Key statistics for Q2 2023Trends among returning customers:
    • With interest rates fixed or capped at the point of withdrawal for products which meet Equity Release Council standards, the number of drawdown customers making new withdrawals from existing loans rose marginally by 1% in Q2 2023 compared to Q1 2023.
    • However, the number of returning drawdown customers fell by 16% compared with Q2 2022, from 9,305 to 7,817.
    • Returning customers reduced their borrowing in Q2 compared to the previous quarter with the average returning drawdown customer taking £12,468 from their agreed reserves. This was 7% less than Q1 2023, and 8% less than in Q2 2022 when the average drawdown was £13,506.
    • The number of further advances (loan extensions) agreed on existing plans increased on the previous quarter, up 15% from 2,193 in Q1 2023 to 2,529 in Q2 2023. This is also a 19% rise compared to a year ago. This may be a sign of historic customers needing more funds in the current climate and finding their available equity has grown following recent house price gains.

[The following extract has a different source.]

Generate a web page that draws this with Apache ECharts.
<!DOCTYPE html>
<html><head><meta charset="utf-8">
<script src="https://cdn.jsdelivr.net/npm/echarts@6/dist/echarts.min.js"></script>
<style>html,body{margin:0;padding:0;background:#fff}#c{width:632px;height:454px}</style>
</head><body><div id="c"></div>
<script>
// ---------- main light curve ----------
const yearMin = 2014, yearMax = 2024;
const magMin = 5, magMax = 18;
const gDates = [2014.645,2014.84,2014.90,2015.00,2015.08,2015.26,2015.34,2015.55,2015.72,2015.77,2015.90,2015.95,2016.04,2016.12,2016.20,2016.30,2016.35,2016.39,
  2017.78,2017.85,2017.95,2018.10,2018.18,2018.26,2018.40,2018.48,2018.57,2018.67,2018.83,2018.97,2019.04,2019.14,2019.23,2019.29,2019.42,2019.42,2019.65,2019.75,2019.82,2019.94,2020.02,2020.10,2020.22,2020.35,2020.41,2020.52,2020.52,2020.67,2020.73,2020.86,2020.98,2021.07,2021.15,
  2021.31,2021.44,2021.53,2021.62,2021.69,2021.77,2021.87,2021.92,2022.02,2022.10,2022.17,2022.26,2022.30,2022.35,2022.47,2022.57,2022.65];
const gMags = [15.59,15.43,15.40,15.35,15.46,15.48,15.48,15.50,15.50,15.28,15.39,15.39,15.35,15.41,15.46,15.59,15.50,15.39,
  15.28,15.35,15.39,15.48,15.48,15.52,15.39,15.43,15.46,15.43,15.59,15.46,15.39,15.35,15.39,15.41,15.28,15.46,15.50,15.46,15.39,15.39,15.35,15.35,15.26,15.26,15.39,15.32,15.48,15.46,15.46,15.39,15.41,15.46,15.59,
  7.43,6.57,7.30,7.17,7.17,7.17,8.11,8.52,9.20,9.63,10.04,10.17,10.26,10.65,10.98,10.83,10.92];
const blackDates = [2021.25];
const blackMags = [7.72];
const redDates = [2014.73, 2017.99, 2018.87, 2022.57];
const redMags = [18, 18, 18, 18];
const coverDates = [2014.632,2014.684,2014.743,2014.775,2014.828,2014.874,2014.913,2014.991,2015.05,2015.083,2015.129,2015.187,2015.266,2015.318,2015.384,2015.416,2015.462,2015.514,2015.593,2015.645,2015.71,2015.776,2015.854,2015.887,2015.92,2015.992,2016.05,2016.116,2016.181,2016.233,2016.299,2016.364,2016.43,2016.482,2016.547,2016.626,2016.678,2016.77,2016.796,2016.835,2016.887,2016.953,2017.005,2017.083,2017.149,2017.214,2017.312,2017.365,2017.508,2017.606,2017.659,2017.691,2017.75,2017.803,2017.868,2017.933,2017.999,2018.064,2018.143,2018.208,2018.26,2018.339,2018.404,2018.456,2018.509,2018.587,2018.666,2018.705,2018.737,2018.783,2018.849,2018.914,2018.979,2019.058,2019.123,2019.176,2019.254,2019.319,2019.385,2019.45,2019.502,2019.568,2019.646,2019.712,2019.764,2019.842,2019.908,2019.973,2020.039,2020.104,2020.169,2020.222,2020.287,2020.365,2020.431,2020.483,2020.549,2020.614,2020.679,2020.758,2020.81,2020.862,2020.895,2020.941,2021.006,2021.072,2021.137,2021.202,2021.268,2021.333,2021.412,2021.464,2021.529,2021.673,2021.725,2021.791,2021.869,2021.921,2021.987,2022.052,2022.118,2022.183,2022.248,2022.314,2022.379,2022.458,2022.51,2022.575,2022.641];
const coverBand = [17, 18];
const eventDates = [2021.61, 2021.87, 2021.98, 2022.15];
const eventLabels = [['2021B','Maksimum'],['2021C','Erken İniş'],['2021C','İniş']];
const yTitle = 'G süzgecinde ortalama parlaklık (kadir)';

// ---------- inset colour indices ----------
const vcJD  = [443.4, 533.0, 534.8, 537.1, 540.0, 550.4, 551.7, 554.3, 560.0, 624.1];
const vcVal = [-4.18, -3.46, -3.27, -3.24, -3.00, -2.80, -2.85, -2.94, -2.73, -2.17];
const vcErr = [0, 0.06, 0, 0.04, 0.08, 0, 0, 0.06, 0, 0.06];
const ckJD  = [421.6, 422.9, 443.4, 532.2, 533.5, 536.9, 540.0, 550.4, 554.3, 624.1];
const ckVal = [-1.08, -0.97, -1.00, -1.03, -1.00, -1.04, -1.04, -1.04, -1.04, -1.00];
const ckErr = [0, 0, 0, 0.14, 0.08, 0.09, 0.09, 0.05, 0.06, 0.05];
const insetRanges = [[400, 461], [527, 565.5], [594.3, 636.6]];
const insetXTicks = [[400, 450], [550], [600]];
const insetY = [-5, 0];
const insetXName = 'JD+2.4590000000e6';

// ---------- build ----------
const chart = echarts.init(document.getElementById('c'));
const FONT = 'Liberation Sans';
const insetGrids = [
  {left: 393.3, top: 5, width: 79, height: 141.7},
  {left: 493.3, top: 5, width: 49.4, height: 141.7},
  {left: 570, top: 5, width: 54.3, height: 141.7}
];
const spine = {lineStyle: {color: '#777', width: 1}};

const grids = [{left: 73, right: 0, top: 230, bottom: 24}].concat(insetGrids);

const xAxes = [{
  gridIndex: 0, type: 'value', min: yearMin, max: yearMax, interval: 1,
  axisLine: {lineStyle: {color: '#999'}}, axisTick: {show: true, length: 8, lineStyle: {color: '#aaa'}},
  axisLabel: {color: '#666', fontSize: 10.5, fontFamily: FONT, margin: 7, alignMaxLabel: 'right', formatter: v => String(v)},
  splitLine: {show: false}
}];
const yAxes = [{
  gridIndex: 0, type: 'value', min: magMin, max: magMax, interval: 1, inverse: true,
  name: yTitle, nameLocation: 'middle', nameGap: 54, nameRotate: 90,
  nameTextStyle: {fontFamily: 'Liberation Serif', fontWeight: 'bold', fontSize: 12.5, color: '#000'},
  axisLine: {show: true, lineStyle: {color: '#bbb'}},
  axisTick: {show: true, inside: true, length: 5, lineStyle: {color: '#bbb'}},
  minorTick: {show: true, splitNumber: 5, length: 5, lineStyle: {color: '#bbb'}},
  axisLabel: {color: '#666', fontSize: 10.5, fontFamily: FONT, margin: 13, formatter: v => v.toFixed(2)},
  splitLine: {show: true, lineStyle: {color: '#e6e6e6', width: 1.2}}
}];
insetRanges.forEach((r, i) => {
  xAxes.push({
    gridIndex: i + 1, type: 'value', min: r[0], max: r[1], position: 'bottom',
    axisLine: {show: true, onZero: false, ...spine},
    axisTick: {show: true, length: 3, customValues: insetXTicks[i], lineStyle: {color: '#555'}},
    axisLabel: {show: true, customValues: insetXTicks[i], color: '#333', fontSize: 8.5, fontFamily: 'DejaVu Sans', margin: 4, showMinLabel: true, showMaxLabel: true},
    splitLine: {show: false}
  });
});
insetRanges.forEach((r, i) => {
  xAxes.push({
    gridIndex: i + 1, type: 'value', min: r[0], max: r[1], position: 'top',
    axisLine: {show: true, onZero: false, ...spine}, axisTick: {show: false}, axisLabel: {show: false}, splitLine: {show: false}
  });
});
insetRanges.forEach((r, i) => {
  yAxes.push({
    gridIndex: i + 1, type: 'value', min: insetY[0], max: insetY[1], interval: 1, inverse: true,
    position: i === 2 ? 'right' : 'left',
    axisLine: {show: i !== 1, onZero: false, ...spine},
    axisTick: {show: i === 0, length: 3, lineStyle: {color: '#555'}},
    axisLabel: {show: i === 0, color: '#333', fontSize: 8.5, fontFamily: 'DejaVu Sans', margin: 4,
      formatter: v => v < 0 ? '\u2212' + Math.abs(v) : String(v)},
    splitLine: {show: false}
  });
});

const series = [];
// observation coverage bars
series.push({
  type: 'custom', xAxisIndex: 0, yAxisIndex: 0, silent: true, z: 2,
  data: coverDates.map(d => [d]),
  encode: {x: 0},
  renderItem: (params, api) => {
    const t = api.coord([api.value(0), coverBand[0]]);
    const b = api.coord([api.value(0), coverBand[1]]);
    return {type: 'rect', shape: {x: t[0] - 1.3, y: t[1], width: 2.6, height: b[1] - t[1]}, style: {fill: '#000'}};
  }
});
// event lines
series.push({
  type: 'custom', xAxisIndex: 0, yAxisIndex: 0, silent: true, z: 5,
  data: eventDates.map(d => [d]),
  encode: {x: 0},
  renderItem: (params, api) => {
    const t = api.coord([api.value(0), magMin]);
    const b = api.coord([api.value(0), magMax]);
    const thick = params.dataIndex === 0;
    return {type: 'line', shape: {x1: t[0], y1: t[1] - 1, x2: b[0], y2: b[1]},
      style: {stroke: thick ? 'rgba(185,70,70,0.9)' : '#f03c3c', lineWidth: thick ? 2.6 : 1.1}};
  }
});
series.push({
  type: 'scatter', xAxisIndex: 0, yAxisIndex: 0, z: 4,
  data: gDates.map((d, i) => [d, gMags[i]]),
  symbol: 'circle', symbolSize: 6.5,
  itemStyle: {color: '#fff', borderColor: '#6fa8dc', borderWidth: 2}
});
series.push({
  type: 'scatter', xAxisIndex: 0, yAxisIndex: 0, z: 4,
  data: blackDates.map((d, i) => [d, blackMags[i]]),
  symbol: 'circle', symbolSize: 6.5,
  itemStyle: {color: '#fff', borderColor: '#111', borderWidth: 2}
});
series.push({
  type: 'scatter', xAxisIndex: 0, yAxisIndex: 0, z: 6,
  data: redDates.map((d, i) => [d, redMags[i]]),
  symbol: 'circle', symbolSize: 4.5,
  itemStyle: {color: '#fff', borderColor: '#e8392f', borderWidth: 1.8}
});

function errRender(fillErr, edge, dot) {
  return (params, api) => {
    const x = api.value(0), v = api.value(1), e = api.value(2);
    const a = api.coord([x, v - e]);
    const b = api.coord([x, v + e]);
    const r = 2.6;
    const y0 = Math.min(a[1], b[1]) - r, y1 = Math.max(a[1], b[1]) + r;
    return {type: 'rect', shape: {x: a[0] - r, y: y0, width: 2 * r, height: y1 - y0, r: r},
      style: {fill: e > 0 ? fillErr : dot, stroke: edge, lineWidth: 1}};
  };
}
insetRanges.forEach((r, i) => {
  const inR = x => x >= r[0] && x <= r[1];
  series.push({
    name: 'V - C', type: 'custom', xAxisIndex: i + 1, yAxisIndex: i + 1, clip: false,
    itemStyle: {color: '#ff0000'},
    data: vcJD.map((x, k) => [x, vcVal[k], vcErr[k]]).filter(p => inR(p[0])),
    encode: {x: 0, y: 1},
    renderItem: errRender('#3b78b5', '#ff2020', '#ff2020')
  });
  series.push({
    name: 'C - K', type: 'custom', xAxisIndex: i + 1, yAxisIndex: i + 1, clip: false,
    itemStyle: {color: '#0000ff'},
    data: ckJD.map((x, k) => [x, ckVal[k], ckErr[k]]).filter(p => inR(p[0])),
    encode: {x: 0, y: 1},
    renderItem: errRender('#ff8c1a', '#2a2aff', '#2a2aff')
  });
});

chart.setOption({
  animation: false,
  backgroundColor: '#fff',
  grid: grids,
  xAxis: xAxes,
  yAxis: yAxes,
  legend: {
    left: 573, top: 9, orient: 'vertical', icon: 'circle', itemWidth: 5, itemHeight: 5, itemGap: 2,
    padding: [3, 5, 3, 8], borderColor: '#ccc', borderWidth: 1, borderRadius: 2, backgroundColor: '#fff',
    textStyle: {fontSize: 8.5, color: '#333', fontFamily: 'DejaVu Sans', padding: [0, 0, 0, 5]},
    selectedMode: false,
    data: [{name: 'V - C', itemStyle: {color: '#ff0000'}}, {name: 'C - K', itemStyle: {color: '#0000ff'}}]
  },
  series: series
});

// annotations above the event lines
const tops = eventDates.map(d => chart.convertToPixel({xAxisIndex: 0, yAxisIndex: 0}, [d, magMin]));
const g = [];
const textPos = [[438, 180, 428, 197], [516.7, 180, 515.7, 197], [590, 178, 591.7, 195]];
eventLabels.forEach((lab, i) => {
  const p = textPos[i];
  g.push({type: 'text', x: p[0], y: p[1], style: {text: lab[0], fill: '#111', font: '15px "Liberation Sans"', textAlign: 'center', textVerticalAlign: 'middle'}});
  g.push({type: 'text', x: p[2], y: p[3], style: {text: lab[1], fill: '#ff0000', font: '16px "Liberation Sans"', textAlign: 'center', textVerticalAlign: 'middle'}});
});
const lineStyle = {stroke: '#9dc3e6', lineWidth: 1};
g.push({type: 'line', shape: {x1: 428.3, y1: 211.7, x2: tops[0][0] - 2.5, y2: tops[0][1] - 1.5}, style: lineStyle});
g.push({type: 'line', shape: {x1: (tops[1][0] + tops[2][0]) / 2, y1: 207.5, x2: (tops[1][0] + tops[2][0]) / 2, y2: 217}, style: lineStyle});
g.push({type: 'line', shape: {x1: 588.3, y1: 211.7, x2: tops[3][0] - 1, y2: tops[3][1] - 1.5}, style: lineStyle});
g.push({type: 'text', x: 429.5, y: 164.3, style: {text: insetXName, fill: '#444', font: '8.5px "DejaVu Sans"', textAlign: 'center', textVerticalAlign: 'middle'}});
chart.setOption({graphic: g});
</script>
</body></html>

Details of equity release products and pricing for Q2 are available via the Spring 2023 Market Report

David Burrowes, Chair of the Equity Release Council, comments: 

“Higher interest rates have inevitably had a significant impact on the demand for lifetime mortgages like other mortgages, but the gap between residential and lifetime mortgage rates has narrowed over the last year. 

“Equity release remains competitive and has lost none of the extra protections that have been added in recent years.

“Innovations in equity release can come into their own in a higher rate environment, with drawdowns allowing customers to take what they need in the short-term and make extra withdrawals in future if their circumstances change and interest rates fall.

“Optional repayments also give people freedom to keep their borrowing under control by limiting the effect of compound interest.

“The socio-economic factors for releasing equity remain.

“People are living longer, they are not saving enough for retirement and they want to help themselves and their loved ones to live more comfortable lives.

“We have seen steady growth in new customer activity in Q2, with June the busiest month of the year so far.

“While it is too early to call this as the start of the recovery, there is cause for cautious optimism and we remain confident in the strength of the market.

“Financial and legal advice remain vitally important to help customers understand their options.

“Equity release products are crucial in helping to meet current needs and avoid a later life lending drought, with higher interest rates and affordability tests making capital repayment or interest-only options harder for older borrowers to access.”